The obvious alternative
To break with the past and offer a new future for pensions money, we need a new option as radical as personal pensions were in 1987. I do not see the alternative in the employer sponsored master trust nor in the isolation of a personal pension but in a new pooling vehicle where the structure is governed by the Regulator (FCA/tPR), where investment funds can be managed for the consumer not the manager and where every day people have the rights to their pension property which was the great innovation of the 1987 reforms.
Whether we call these new structures CDC or ROFs or something new, they need to be made available within the next twelve months. Critically, the reserving costs of such arrangements must be low, the access to such vehicles must be universal and the outcomes be determined by a consensus of stakeholders including the fund owners – the Regulator- fund managers and the members.

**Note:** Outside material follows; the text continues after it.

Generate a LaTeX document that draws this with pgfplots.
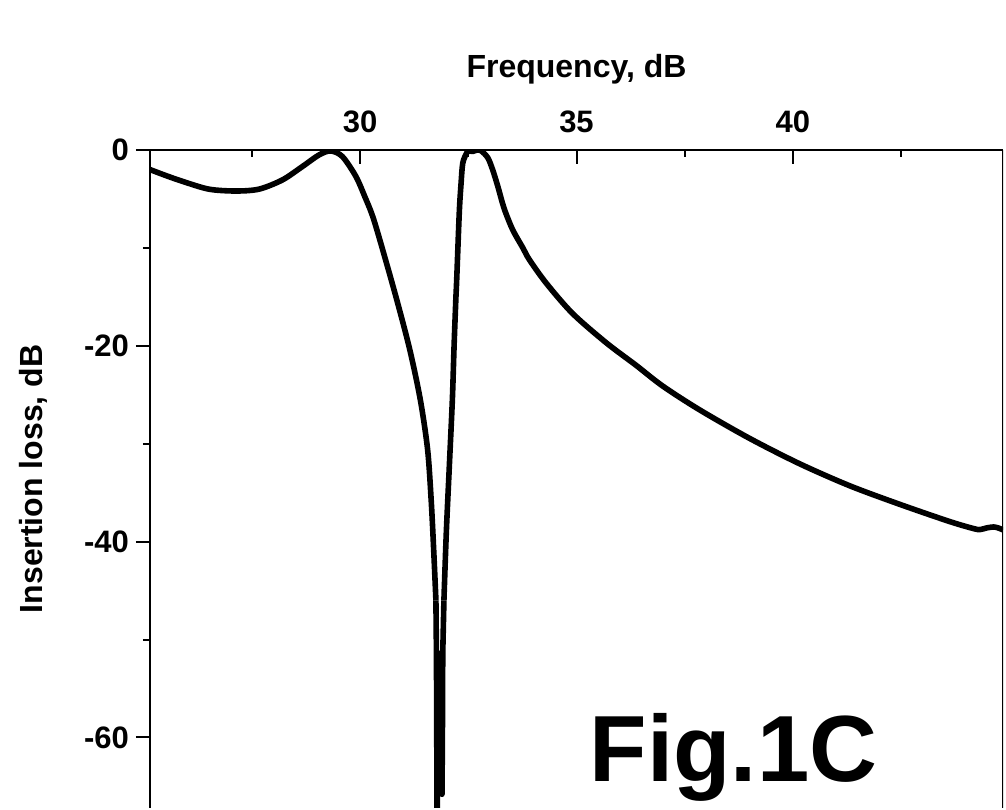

Critically, we must break the dependency on employers and advisers which has dominated the design of DC product in the past 30 years. Employers want nothing to do with the spending and investment decisions of their former employees, advisers should be an option not a necessity.
Will this happen?
It is only the Government than create these new structures. They have created one already (the PPF), NEST could convert to one, though I think it is working well in the accumulation phase and is better creating one. Insurance Companies, Fund Managers, even Advisers, could be managers of these collective arrangements (though most likely it would take partnerships between all three to deliver.
When we get these structures in place, then the fancy member interfaces can flourish. People will be able to control how they take money and have the same access to information as I have with my First Direct Bank Account.
This will only happen with leadership. Sadly, the man who has led us for five years may not lead us beyond April. He has left a legacy within the Pension Schemes Bill which should be enacted this parliamentary term, for the vehicles we need to be put in place.
Let us hope that before April 2020, we will be enjoying the pension freedoms with confidence in our pensions restored.